** BEGIN Available data **

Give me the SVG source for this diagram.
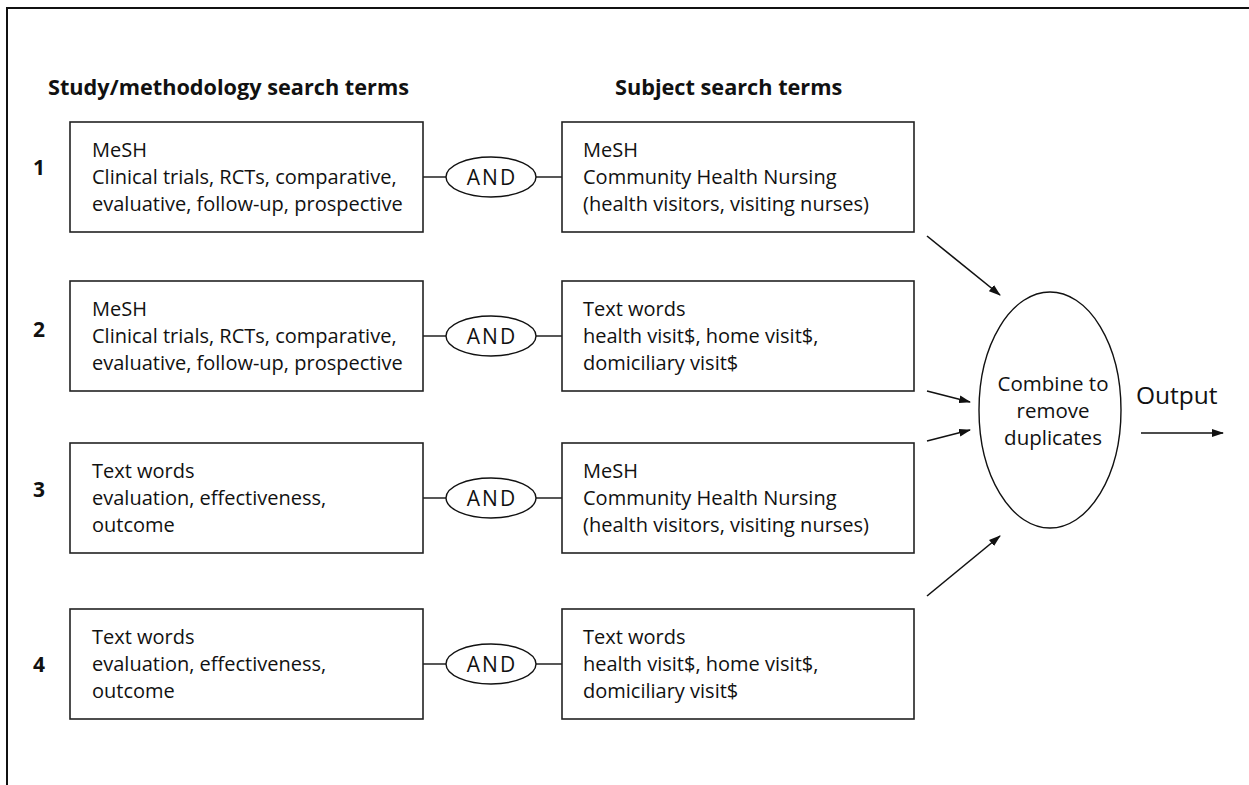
<svg xmlns="http://www.w3.org/2000/svg" width="1249" height="785" viewBox="0 0 1249 785">
  <style>
    .frame { fill: none; stroke: #111; stroke-width: 2; }
    .box { fill: #fff; stroke: #222; stroke-width: 1.6; }
    .oval { fill: #fff; stroke: #111; stroke-width: 1.4; }
    .link { fill: none; stroke: #111; stroke-width: 1.4; }
    .arrow { fill: none; stroke: #111; stroke-width: 1.6; marker-end: url(#head); }
    text { font-family: "Open Sans", "Noto Sans", sans-serif; fill: #111; }
    .body { font-size: 20px; }
    .head { font-size: 21.7px; font-weight: bold; }
    .num { font-size: 21px; font-weight: bold; }
    .and { font-size: 21px; letter-spacing: 2px; text-anchor: middle; }
    .mid { font-size: 20.5px; text-anchor: middle; }
    .out { font-size: 24.5px; }
  </style>
  <defs>
    <marker id="head" viewBox="0 0 12 8" refX="11" refY="4" markerWidth="12" markerHeight="8" markerUnits="userSpaceOnUse" orient="auto">
      <path d="M0,0 L12,4 L0,8 Z" fill="#111"/>
    </marker>
  </defs>

  <rect width="1249" height="785" fill="#fff"/>
  <!-- frame: top rule and left rule only -->
  <path class="frame" d="M7,785 V8 H1249"/>

  <!-- column headings -->
  <text class="head" x="48" y="95">Study/methodology search terms</text>
  <text class="head" x="615" y="95">Subject search terms</text>

  <!-- row numbers -->
  <text class="num" x="33" y="175">1</text>
  <text class="num" x="33" y="337">2</text>
  <text class="num" x="33" y="497">3</text>
  <text class="num" x="33" y="672">4</text>

  <!-- connectors -->
  <g id="connectors">
    <line class="link" x1="423" y1="177" x2="446" y2="177"/>
    <line class="link" x1="536" y1="177" x2="562" y2="177"/>
    <line class="link" x1="423" y1="336" x2="446" y2="336"/>
    <line class="link" x1="536" y1="336" x2="562" y2="336"/>
    <line class="link" x1="423" y1="498" x2="446" y2="498"/>
    <line class="link" x1="536" y1="498" x2="562" y2="498"/>
    <line class="link" x1="423" y1="664" x2="446" y2="664"/>
    <line class="link" x1="536" y1="664" x2="562" y2="664"/>
    <line class="arrow" x1="927" y1="236" x2="1000" y2="295"/>
    <line class="arrow" x1="927" y1="391" x2="970" y2="402"/>
    <line class="arrow" x1="927" y1="441" x2="970" y2="430"/>
    <line class="arrow" x1="927" y1="596" x2="1000" y2="536"/>
    <line class="arrow" x1="1141" y1="433" x2="1223" y2="433"/>
  </g>

  <!-- row 1 -->
  <g id="method1">
    <rect class="box" x="70" y="122" width="353" height="110"/>
    <text class="body" x="92" y="157">MeSH</text>
    <text class="body" x="92" y="184">Clinical trials, RCTs, comparative,</text>
    <text class="body" x="92" y="211">evaluative, follow-up, prospective</text>
  </g>
  <g id="and1">
    <ellipse class="oval" cx="491" cy="177" rx="45" ry="20"/>
    <text class="and" x="492" y="184.5">AND</text>
  </g>
  <g id="subject1">
    <rect class="box" x="562" y="122" width="352" height="110"/>
    <text class="body" x="583" y="157">MeSH</text>
    <text class="body" x="583" y="184">Community Health Nursing</text>
    <text class="body" x="583" y="211">(health visitors, visiting nurses)</text>
  </g>

  <!-- row 2 -->
  <g id="method2">
    <rect class="box" x="70" y="281" width="353" height="110"/>
    <text class="body" x="92" y="316">MeSH</text>
    <text class="body" x="92" y="343">Clinical trials, RCTs, comparative,</text>
    <text class="body" x="92" y="370">evaluative, follow-up, prospective</text>
  </g>
  <g id="and2">
    <ellipse class="oval" cx="491" cy="336" rx="45" ry="20"/>
    <text class="and" x="492" y="343.5">AND</text>
  </g>
  <g id="subject2">
    <rect class="box" x="562" y="281" width="352" height="110"/>
    <text class="body" x="583" y="316">Text words</text>
    <text class="body" x="583" y="343">health visit$, home visit$,</text>
    <text class="body" x="583" y="370">domiciliary visit$</text>
  </g>

  <!-- row 3 -->
  <g id="method3">
    <rect class="box" x="70" y="443" width="353" height="110"/>
    <text class="body" x="92" y="478">Text words</text>
    <text class="body" x="92" y="505">evaluation, effectiveness,</text>
    <text class="body" x="92" y="532">outcome</text>
  </g>
  <g id="and3">
    <ellipse class="oval" cx="491" cy="498" rx="45" ry="20"/>
    <text class="and" x="492" y="505.5">AND</text>
  </g>
  <g id="subject3">
    <rect class="box" x="562" y="443" width="352" height="110"/>
    <text class="body" x="583" y="478">MeSH</text>
    <text class="body" x="583" y="505">Community Health Nursing</text>
    <text class="body" x="583" y="532">(health visitors, visiting nurses)</text>
  </g>

  <!-- row 4 -->
  <g id="method4">
    <rect class="box" x="70" y="609" width="353" height="110"/>
    <text class="body" x="92" y="644">Text words</text>
    <text class="body" x="92" y="671">evaluation, effectiveness,</text>
    <text class="body" x="92" y="698">outcome</text>
  </g>
  <g id="and4">
    <ellipse class="oval" cx="491" cy="664" rx="45" ry="20"/>
    <text class="and" x="492" y="671.5">AND</text>
  </g>
  <g id="subject4">
    <rect class="box" x="562" y="609" width="352" height="110"/>
    <text class="body" x="583" y="644">Text words</text>
    <text class="body" x="583" y="671">health visit$, home visit$,</text>
    <text class="body" x="583" y="698">domiciliary visit$</text>
  </g>

  <!-- merge step -->
  <g id="combine">
    <ellipse class="oval" cx="1050" cy="410" rx="71" ry="118"/>
    <text class="mid" x="1053" y="391">Combine to</text>
    <text class="mid" x="1053" y="418">remove</text>
    <text class="mid" x="1053" y="445">duplicates</text>
  </g>
  <g id="output">
    <text class="out" x="1136" y="404">Output</text>
  </g>
</svg>
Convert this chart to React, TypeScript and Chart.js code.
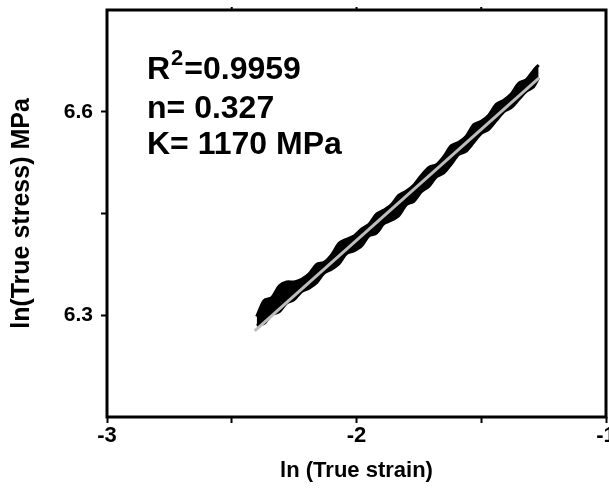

** END Available data **

Goal of the exercise — Lines holding the word "this" in the entries above are the ones to pull out. Copy them all.

Written solution —
Give me the SVG source for this diagram.
Convert this chart to React, TypeScript and Chart.js code.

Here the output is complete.